=== Task requirements ===
Locate the line containing "What TikZ code" in the material below. Copy that line and all following lines through the end exactly, omitting any pictures.

Rows from a dataset of charts and code
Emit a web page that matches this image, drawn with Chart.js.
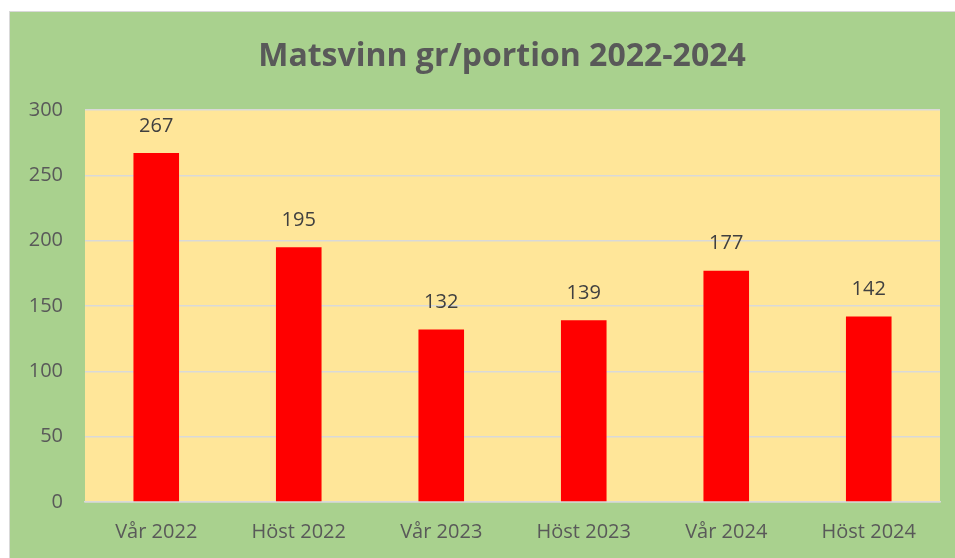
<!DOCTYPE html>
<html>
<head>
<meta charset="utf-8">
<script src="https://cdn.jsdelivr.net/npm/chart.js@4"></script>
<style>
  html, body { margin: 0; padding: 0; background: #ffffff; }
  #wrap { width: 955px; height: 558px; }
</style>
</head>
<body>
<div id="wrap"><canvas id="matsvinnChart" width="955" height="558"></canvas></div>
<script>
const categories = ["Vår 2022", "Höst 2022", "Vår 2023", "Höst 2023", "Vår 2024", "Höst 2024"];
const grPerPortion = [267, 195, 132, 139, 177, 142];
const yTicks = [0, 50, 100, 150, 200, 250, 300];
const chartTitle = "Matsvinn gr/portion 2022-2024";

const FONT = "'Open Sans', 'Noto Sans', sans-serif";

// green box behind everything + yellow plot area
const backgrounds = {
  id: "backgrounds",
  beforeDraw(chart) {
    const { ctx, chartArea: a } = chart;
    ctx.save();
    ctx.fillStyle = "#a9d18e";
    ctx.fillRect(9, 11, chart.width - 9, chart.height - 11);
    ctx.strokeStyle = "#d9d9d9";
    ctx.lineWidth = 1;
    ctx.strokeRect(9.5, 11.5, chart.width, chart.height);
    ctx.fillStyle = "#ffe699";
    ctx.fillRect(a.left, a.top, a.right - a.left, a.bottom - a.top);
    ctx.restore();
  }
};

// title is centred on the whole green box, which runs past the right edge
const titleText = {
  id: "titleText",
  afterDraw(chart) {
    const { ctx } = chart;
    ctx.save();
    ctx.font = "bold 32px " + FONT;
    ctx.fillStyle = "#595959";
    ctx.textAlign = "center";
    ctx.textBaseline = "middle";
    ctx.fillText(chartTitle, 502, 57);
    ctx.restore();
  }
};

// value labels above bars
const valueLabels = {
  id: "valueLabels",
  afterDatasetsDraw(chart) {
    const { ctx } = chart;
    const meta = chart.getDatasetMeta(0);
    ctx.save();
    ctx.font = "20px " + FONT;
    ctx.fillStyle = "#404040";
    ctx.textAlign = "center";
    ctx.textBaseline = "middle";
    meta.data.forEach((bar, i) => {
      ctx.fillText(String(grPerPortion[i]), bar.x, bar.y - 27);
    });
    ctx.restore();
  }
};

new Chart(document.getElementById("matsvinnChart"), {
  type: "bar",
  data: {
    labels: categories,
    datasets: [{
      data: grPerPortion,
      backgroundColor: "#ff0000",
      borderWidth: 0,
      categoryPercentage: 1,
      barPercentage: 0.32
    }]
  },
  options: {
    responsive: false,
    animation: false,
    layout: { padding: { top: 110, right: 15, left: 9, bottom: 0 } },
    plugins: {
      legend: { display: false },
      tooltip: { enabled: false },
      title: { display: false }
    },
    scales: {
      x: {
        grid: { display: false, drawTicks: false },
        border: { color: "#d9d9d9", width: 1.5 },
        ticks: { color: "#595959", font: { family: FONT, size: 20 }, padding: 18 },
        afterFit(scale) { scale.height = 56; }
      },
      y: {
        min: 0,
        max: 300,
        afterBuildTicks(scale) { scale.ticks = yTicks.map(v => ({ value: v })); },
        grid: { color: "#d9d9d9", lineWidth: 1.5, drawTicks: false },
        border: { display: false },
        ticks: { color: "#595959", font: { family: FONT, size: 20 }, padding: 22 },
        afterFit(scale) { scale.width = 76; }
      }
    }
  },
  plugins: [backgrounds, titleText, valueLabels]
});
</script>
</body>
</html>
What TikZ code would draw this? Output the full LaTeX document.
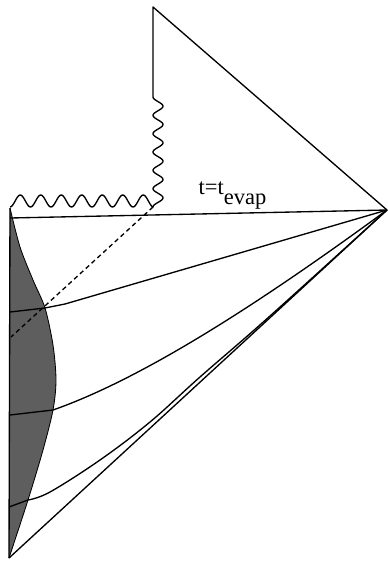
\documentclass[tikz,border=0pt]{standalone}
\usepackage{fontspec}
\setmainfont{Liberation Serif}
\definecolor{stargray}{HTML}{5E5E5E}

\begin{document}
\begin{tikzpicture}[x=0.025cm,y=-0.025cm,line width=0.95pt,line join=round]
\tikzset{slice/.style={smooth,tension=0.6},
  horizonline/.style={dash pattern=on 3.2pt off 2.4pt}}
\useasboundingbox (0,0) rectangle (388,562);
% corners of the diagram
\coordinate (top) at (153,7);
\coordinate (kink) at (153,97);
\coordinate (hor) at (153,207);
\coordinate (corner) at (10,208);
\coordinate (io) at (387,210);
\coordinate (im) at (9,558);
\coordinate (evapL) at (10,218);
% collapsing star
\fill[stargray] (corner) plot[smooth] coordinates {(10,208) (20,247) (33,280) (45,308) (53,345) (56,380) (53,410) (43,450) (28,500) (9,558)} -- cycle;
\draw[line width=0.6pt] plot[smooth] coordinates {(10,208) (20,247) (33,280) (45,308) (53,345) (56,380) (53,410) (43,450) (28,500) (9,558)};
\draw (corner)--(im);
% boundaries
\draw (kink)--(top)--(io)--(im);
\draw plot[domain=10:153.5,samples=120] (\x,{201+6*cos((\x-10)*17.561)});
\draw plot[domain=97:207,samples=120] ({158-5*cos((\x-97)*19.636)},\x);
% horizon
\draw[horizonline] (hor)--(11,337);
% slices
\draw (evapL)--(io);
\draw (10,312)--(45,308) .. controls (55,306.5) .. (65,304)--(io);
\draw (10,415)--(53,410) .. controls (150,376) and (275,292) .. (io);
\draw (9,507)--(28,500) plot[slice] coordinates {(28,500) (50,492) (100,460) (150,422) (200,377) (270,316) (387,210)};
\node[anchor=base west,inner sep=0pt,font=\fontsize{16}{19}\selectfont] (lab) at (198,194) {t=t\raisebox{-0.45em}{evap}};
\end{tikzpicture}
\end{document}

=== Answer to this exercise ===
What TikZ code would draw this? Output the full LaTeX document.
\documentclass[tikz,border=0pt]{standalone}
\usepackage{fontspec}
\setmainfont{Liberation Serif}
\definecolor{stargray}{HTML}{5E5E5E}

\begin{document}
\begin{tikzpicture}[x=0.025cm,y=-0.025cm,line width=0.95pt,line join=round]
\tikzset{slice/.style={smooth,tension=0.6},
  horizonline/.style={dash pattern=on 3.2pt off 2.4pt}}
\useasboundingbox (0,0) rectangle (388,562);
% corners of the diagram
\coordinate (top) at (153,7);
\coordinate (kink) at (153,97);
\coordinate (hor) at (153,207);
\coordinate (corner) at (10,208);
\coordinate (io) at (387,210);
\coordinate (im) at (9,558);
\coordinate (evapL) at (10,218);
% collapsing star
\fill[stargray] (corner) plot[smooth] coordinates {(10,208) (20,247) (33,280) (45,308) (53,345) (56,380) (53,410) (43,450) (28,500) (9,558)} -- cycle;
\draw[line width=0.6pt] plot[smooth] coordinates {(10,208) (20,247) (33,280) (45,308) (53,345) (56,380) (53,410) (43,450) (28,500) (9,558)};
\draw (corner)--(im);
% boundaries
\draw (kink)--(top)--(io)--(im);
\draw plot[domain=10:153.5,samples=120] (\x,{201+6*cos((\x-10)*17.561)});
\draw plot[domain=97:207,samples=120] ({158-5*cos((\x-97)*19.636)},\x);
% horizon
\draw[horizonline] (hor)--(11,337);
% slices
\draw (evapL)--(io);
\draw (10,312)--(45,308) .. controls (55,306.5) .. (65,304)--(io);
\draw (10,415)--(53,410) .. controls (150,376) and (275,292) .. (io);
\draw (9,507)--(28,500) plot[slice] coordinates {(28,500) (50,492) (100,460) (150,422) (200,377) (270,316) (387,210)};
\node[anchor=base west,inner sep=0pt,font=\fontsize{16}{19}\selectfont] (lab) at (198,194) {t=t\raisebox{-0.45em}{evap}};
\end{tikzpicture}
\end{document}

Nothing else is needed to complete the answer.